My friend and I are trying to connect our Docker daemon using Docker Swarm. We both are using Windows OS and we are NOT on the same network. According to Docker docs each docker host must have the following ports open;
TCP port 2377 for cluster management communications TCP and UDP port 7946 for communication among nodes UDP port 4789 for overlay network traffic
We both have added new rules for the given ports in inbound and outbound rules in the firewall. Though we keep getting the same two errors while trying to join using token created by the manager node using docker swarm join --token
command;
1. error response from daemon: rpc error: code = Unavailable desc = connection error: desc = "transport: Error while dialing dial tcp 192.168.65.3:2377: connect: connection refused"
2. Timeout error
Also, if either of us runs docker swarm init
it shows 192.168.65.3
IP address that isn't part of any network we're connected to. What does it mean?
Docker overlay tutorial also states that in order to connect to the manager node, the worker node should add the IP address of the manager.
docker swarm join --token \ --advertise-addr IP-ADDRESS-OF-WORKER-1
IP-ADDRESS-OF-MANAGER:2377
Does it mean that in our case we have to use public IP address of the manager node after enabling port forwarding?
Potential network issues aside, here is your problem:
We both are using Windows OS
I have seen this issue in other threads when attempting to use Windows nodes in a multi-node swarm. Here are some important pieces of information from the Docker overlay networks documentation:
Before you can create an overlay network, you need to either initialize your Docker daemon as a swarm manager using
docker swarm init
or join it to an existing swarm usingdocker swarm join
. Either of these creates the default ingress overlay network which is used by swarm services by default.
Overlay network encryption is not supported on Windows. If a Windows node attempts to connect to an encrypted overlay network, no error is detected but the node cannot communicate.
By default, Docker encrypts all swarm service management traffic. As far as I know, disabling this encryption is not possible. Do not confuse this with the --opt encrypted
option, as that involves encrypting application data, not swarm management traffic.
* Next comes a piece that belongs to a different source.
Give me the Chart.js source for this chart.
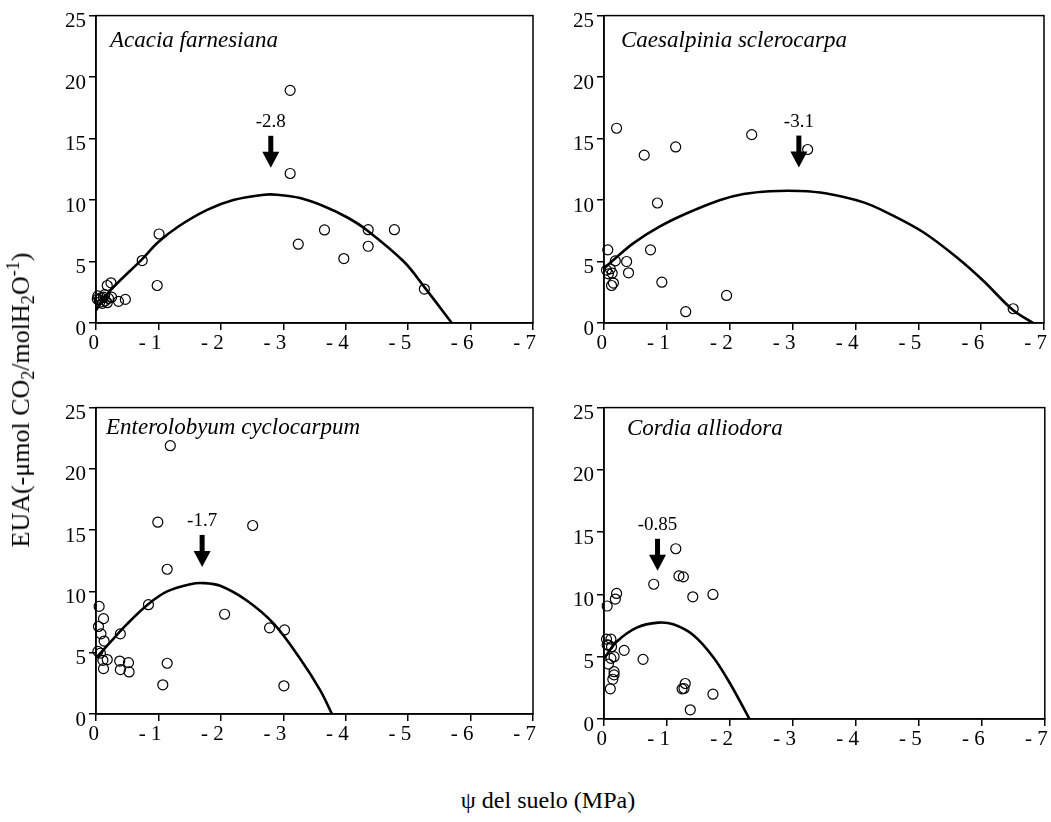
<!DOCTYPE html>
<html>
<head>
<meta charset="utf-8">
<script src="https://cdn.jsdelivr.net/npm/chart.js@4/dist/chart.umd.min.js"></script>
<style>
  html, body { margin: 0; padding: 0; background: #fff; }
  #fig { position: relative; width: 1051px; height: 822px; overflow: hidden;
         font-family: 'Liberation Serif', 'Times New Roman', serif; color: #000; }
  #fig canvas { position: absolute; }
  .ytitle { position: absolute; left: 21px; top: 400px; transform: translate(-50%, -50%) rotate(-90deg);
            font-size: 26px; white-space: nowrap; line-height: 1; }
  .ytitle sub { font-size: 0.7em; vertical-align: -0.3em; line-height: 0; }
  .ytitle sup { font-size: 0.7em; vertical-align: 0.55em; line-height: 0; }
  .xtitle { position: absolute; left: 548px; top: 788px; transform: translateX(-50%);
            font-size: 24px; white-space: nowrap; line-height: 1; }
</style>
</head>
<body>
<div id="fig">
  <canvas id="p0" width="504" height="355" style="left:36px;top:0px"></canvas>
  <canvas id="p1" width="507" height="355" style="left:544px;top:0px"></canvas>
  <canvas id="p2" width="504" height="355" style="left:36px;top:392px"></canvas>
  <canvas id="p3" width="507" height="355" style="left:544px;top:392px"></canvas>
  <div class="ytitle">EUA(-μmol CO<sub>2</sub>/molH<sub>2</sub>O<sup>-1</sup>)</div>
  <div class="xtitle">ψ del suelo (MPa)</div>
</div>
<script>
// Soil water potential (MPa, negative) vs. water-use efficiency, one panel per species.
const species = ['Acacia farnesiana', 'Caesalpinia sclerocarpa', 'Enterolobyum cyclocarpum', 'Cordia alliodora'];

// Water potential at which each fitted curve peaks
const optimumPsi = [-2.8, -3.1, -1.7, -0.85];

const xTickLabels = ['0', '- 1', '- 2', '- 3', '- 4', '- 5', '- 6', '- 7'];

// Observations [psi, EUA]
const acaciaPoints = [
  [-3.11, 18.92], [-3.11, 12.16], [-3.24, 6.41], [-3.66, 7.57], [-3.97, 5.24], [-4.36, 7.59],
  [-4.36, 6.24], [-4.78, 7.59], [-5.26, 2.76], [-1.01, 7.24], [-0.74, 5.08], [-0.98, 3.05],
  [-0.18, 3.05], [-0.24, 3.27], [-0.36, 1.76], [-0.47, 1.92],
  [-0.03, 2.2], [-0.05, 1.9], [-0.08, 2.05], [-0.10, 1.6], [-0.12, 2.1], [-0.15, 1.8],
  [-0.18, 1.65], [-0.20, 2.0], [-0.25, 2.1], [-0.06, 1.7], [-0.14, 2.3], [-0.02, 1.95]
];
const caesalpiniaPoints = [
  [-0.2, 15.84], [-0.64, 13.65], [-1.14, 14.32], [-2.35, 15.32], [-3.24, 14.11], [-0.85, 9.76],
  [-0.74, 5.95], [-0.06, 5.95], [-0.36, 5.0], [-0.39, 4.08], [-0.92, 3.32], [-1.95, 2.24],
  [-1.3, 0.92], [-6.51, 1.16],
  [-0.04, 4.3], [-0.07, 4.0], [-0.10, 4.4], [-0.13, 4.05], [-0.12, 3.05], [-0.15, 3.25], [-0.18, 5.05]
];
const enterolobiumPoints = [
  [-1.19, 21.89], [-0.99, 15.65], [-2.51, 15.38], [-1.14, 11.81], [-0.84, 8.92], [-2.06, 8.14],
  [-2.78, 7.03], [-3.02, 6.86], [-0.39, 6.54], [-0.38, 4.32], [-0.39, 3.62], [-0.52, 4.19],
  [-0.53, 3.43], [-1.14, 4.14], [-1.07, 2.38], [-3.01, 2.3],
  [-0.05, 8.78], [-0.12, 7.78], [-0.04, 7.14], [-0.08, 6.54], [-0.13, 5.95], [-0.03, 5.11],
  [-0.07, 4.97], [-0.11, 4.38], [-0.18, 4.44], [-0.12, 3.7]
];
const cordiaPoints = [
  [-1.14, 13.67], [-0.79, 10.82], [-1.19, 11.49], [-1.26, 11.41], [-1.41, 9.81], [-1.73, 10.0],
  [-0.20, 10.08], [-0.18, 9.63], [-0.05, 9.07], [-0.32, 5.51], [-0.62, 4.79], [-1.29, 2.85],
  [-1.24, 2.42], [-1.27, 2.45], [-1.73, 1.99], [-1.37, 0.74], [-0.10, 2.42],
  [-0.04, 6.41], [-0.11, 6.41], [-0.07, 5.93], [-0.12, 5.8], [-0.16, 5.0], [-0.11, 4.87],
  [-0.07, 4.41], [-0.16, 3.8], [-0.16, 3.54], [-0.14, 3.19], [-0.05, 5.95]
];

// Fitted response curves [psi, EUA]
const acaciaCurve = [
  [0, 1.03], [-0.23, 2.65], [-0.74, 5.2], [-0.99, 6.55], [-1.32, 7.85], [-1.78, 9.2], [-2.2, 10.0],
  [-2.69, 10.43], [-2.9, 10.43], [-3.27, 10.16], [-3.65, 9.5], [-4.02, 8.6], [-4.34, 7.55],
  [-4.93, 5.0], [-5.27, 2.86], [-5.7, 0]
];
const caesalpiniaCurve = [
  [0, 4.45], [-0.2, 5.35], [-0.47, 6.5], [-0.89, 7.85], [-1.31, 8.9], [-1.85, 10.0],
  [-2.22, 10.49], [-2.64, 10.72], [-3.12, 10.74], [-3.52, 10.55], [-4.13, 9.81], [-4.55, 8.86],
  [-5.08, 7.38], [-5.61, 5.35], [-6.03, 3.46], [-6.51, 1.03], [-6.83, 0]
];
const enterolobiumCurve = [
  [0, 4.55], [-0.23, 5.86], [-0.5, 7.35], [-0.84, 8.97], [-1.14, 10.0], [-1.51, 10.59],
  [-1.72, 10.68], [-1.99, 10.46], [-2.42, 9.24], [-2.85, 7.35], [-3.27, 4.51], [-3.59, 1.95],
  [-3.78, 0]
];
const cordiaCurve = [
  [0, 4.85], [-0.2, 6.2], [-0.52, 7.34], [-0.86, 7.74], [-1.1, 7.6], [-1.42, 6.73],
  [-1.73, 5.0], [-2.0, 2.87], [-2.31, 0]
];

const pointSets = [acaciaPoints, caesalpiniaPoints, enterolobiumPoints, cordiaPoints];
const curveSets = [acaciaCurve, caesalpiniaCurve, enterolobiumCurve, cordiaCurve];

// Per-panel layout: padding, axis box sizes, title offset, arrow tip height
const panelLayout = [
  { right: 7, xH: 32, nameDx: 14, nameDy: 31, tipAt: 12.62 },
  { right: 7, xH: 32, nameDx: 17, nameDy: 31, tipAt: 12.64 },
  { right: 7, xH: 33, nameDx: 10, nameDy: 26, tipAt: 12.0 },
  { right: 6, xH: 28, nameDx: 23, nameDy: 27, tipAt: 11.9 }
];

const SERIF = "'Liberation Serif', 'Times New Roman', serif";

const panelDeco = {
  id: 'panelDeco',
  afterDraw(chart, args, o) {
    const { ctx, chartArea: a, scales: { x, y } } = chart;
    ctx.save();
    ctx.strokeStyle = '#000';
    ctx.lineWidth = 1.5;
    ctx.strokeRect(a.left, a.top, a.right - a.left, a.bottom - a.top);

    ctx.fillStyle = '#000';
    ctx.font = 'italic 23px ' + SERIF;
    ctx.textAlign = 'left';
    ctx.textBaseline = 'alphabetic';
    ctx.fillText(o.name, a.left + o.nameDx, a.top + o.nameDy);

    // Arrow marking the optimum water potential
    const px = x.getPixelForValue(o.optimum);
    const tip = y.getPixelForValue(o.tipAt);
    ctx.fillRect(px - 2.5, tip - 32, 5, 17);
    ctx.beginPath();
    ctx.moveTo(px - 8.5, tip - 16);
    ctx.lineTo(px + 8.5, tip - 16);
    ctx.lineTo(px, tip);
    ctx.closePath();
    ctx.fill();
    ctx.font = '19px ' + SERIF;
    ctx.textAlign = 'center';
    ctx.textBaseline = 'middle';
    ctx.fillText(String(o.optimum), px, tip - 46);
    ctx.restore();
  }
};

function toXY(list) { return list.map(([px, py]) => ({ x: px, y: py })); }

species.forEach((name, i) => {
  const L = panelLayout[i];
  new Chart(document.getElementById('p' + i), {
    type: 'scatter',
    data: {
      datasets: [
        {
          data: toXY(curveSets[i]), showLine: true, borderColor: '#000', borderWidth: 2.6,
          pointRadius: 0, tension: 0.35, fill: false
        },
        {
          data: toXY(pointSets[i]), showLine: false, pointRadius: 5, pointBorderWidth: 1.2,
          pointBorderColor: '#000', pointBackgroundColor: 'rgba(0,0,0,0)', clip: false
        }
      ]
    },
    options: {
      responsive: false,
      animation: false,
      devicePixelRatio: 1,
      events: [],
      layout: { padding: { top: 14, right: L.right, left: 0, bottom: 0 } },
      plugins: {
        legend: { display: false },
        tooltip: { enabled: false },
        panelDeco: { name: name, optimum: optimumPsi[i], nameDx: L.nameDx, nameDy: L.nameDy, tipAt: L.tipAt }
      },
      scales: {
        x: {
          type: 'linear', min: -7, max: 0, reverse: true,
          afterFit(s) { s.height = L.xH; },
          ticks: {
            stepSize: 1, align: 'end', labelOffset: 3, padding: 1, color: '#000',
            font: { family: SERIF, size: 21 },
            callback: (v) => xTickLabels[Math.round(-v)]
          },
          grid: { drawOnChartArea: false, tickLength: 7, color: '#000', lineWidth: 1.5 },
          border: { color: '#000', width: 1.5 }
        },
        y: {
          min: 0, max: 25,
          afterFit(s) { s.width = 60; },
          ticks: {
            stepSize: 5, labelOffset: 6, padding: 3, color: '#000',
            font: { family: SERIF, size: 21 }
          },
          grid: { drawOnChartArea: false, tickLength: 7, color: '#000', lineWidth: 1.5 },
          border: { color: '#000', width: 1.5 }
        }
      }
    },
    plugins: [panelDeco]
  });
});
</script>
</body>
</html>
For a single-node swarm, using Windows is just fine. For a multi-node swarm, which would be deployed using Docker stack, I highly recommend using Linux for all worker and manager nodes.
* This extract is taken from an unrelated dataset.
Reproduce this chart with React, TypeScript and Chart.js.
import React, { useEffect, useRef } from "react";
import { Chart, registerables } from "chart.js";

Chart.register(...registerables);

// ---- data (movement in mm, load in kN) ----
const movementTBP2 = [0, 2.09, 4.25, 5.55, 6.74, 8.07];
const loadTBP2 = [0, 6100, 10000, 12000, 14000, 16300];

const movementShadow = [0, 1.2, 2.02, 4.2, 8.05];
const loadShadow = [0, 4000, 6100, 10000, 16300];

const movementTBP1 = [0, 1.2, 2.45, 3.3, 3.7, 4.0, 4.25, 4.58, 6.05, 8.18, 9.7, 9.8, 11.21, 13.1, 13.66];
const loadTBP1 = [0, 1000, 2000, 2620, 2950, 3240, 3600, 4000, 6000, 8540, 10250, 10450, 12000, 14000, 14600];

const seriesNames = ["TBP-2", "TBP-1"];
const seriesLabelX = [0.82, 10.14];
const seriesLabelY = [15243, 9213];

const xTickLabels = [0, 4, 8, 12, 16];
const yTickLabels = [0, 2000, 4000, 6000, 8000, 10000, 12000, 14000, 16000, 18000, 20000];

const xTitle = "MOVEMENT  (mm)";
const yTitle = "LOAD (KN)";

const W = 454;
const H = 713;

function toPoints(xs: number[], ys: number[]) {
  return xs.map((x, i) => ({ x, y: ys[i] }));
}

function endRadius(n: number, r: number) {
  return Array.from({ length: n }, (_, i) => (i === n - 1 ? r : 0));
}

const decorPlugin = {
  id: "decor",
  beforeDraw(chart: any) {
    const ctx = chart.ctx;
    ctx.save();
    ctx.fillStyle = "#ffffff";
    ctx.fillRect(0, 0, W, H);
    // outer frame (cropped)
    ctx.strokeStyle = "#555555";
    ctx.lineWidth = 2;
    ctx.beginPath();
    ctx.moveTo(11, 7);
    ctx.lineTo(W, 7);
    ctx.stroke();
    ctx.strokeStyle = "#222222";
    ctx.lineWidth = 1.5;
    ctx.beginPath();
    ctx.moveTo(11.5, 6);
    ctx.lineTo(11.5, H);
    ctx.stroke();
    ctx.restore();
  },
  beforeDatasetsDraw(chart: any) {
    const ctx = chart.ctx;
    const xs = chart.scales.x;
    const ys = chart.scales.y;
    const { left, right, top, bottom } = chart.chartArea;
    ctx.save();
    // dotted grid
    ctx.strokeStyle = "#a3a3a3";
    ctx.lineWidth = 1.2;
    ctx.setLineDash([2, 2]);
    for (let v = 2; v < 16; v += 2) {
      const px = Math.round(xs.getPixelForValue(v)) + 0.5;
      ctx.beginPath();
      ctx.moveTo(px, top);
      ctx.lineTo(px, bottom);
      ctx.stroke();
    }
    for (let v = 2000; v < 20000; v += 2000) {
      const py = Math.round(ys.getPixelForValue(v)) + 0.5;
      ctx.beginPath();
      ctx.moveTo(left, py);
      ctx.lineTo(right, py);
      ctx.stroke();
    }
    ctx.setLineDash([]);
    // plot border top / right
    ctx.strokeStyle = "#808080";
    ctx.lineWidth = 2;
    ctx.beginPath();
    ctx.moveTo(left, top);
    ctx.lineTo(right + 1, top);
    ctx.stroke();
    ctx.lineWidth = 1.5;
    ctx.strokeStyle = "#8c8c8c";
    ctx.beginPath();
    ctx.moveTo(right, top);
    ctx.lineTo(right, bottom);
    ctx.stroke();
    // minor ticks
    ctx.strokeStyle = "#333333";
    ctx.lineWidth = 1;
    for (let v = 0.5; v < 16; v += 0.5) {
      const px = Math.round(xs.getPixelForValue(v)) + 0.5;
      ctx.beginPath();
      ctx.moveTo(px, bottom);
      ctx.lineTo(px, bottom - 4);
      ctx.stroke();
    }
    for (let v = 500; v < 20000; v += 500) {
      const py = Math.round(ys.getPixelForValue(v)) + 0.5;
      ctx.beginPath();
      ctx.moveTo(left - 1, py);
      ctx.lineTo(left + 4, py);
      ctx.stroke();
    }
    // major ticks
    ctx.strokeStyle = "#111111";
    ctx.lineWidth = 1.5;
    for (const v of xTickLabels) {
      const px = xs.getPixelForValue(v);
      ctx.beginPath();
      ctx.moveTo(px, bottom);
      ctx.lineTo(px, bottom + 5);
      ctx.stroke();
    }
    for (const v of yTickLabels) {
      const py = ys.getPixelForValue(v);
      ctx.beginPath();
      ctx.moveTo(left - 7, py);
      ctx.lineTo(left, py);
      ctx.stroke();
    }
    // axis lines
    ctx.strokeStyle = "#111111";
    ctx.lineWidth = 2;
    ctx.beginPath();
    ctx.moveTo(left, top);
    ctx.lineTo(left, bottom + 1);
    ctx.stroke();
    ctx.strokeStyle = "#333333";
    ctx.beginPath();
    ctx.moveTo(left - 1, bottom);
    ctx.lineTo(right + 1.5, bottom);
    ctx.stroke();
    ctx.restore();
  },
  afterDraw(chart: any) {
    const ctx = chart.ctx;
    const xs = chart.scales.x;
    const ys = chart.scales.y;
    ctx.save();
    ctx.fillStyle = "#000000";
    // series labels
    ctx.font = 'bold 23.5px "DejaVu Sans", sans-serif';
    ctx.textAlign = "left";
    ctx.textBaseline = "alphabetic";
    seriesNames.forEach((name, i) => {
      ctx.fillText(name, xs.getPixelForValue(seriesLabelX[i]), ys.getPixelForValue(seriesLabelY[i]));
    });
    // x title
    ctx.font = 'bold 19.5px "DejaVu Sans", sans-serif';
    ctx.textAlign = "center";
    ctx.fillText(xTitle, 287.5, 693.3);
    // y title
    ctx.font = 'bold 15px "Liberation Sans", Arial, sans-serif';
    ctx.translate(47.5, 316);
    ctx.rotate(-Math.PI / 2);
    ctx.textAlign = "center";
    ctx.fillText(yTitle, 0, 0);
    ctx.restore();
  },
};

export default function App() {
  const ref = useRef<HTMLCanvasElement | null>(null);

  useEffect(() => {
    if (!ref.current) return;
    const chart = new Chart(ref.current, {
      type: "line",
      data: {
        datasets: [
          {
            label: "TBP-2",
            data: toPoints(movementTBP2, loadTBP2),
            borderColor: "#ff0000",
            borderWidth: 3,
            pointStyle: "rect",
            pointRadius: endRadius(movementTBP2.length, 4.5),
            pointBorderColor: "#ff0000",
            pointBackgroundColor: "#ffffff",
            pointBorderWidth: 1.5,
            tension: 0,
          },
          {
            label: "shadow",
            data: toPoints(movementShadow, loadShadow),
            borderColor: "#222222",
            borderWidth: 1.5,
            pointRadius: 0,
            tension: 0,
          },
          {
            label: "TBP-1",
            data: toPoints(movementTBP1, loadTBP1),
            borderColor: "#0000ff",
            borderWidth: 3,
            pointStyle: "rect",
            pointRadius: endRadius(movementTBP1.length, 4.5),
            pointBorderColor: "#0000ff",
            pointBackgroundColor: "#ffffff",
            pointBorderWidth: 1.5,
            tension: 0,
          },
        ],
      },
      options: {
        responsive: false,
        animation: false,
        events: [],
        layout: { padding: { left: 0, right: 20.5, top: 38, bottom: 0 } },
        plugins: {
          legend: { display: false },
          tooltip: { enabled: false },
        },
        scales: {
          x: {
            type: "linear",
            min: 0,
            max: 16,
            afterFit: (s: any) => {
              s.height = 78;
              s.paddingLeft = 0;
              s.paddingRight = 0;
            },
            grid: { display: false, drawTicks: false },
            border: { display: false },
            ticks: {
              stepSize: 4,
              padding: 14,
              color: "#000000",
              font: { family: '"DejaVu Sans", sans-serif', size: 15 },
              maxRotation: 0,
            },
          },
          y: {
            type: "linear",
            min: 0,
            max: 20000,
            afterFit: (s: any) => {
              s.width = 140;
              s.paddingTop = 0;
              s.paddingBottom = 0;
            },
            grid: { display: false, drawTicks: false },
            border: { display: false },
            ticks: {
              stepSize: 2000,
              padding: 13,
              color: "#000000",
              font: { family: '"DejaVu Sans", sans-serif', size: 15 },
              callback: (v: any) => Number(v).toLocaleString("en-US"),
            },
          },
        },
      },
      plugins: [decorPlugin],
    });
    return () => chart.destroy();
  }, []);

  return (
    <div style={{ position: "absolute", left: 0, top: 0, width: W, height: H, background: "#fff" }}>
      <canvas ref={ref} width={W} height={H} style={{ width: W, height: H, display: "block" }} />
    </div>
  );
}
A while ago I was using Linux as a manager node and Windows as a worker node. I noticed that joining the swarm would only work if the Linux machine was the swarm manager; If the Windows machine was the manager, joining the swarm would not work. After the Windows machine joined the swarm, container-to-container communication over a user-defined overlay network would not work no matter what. Replacing the Windows machine with a Linux machine fixed all issues.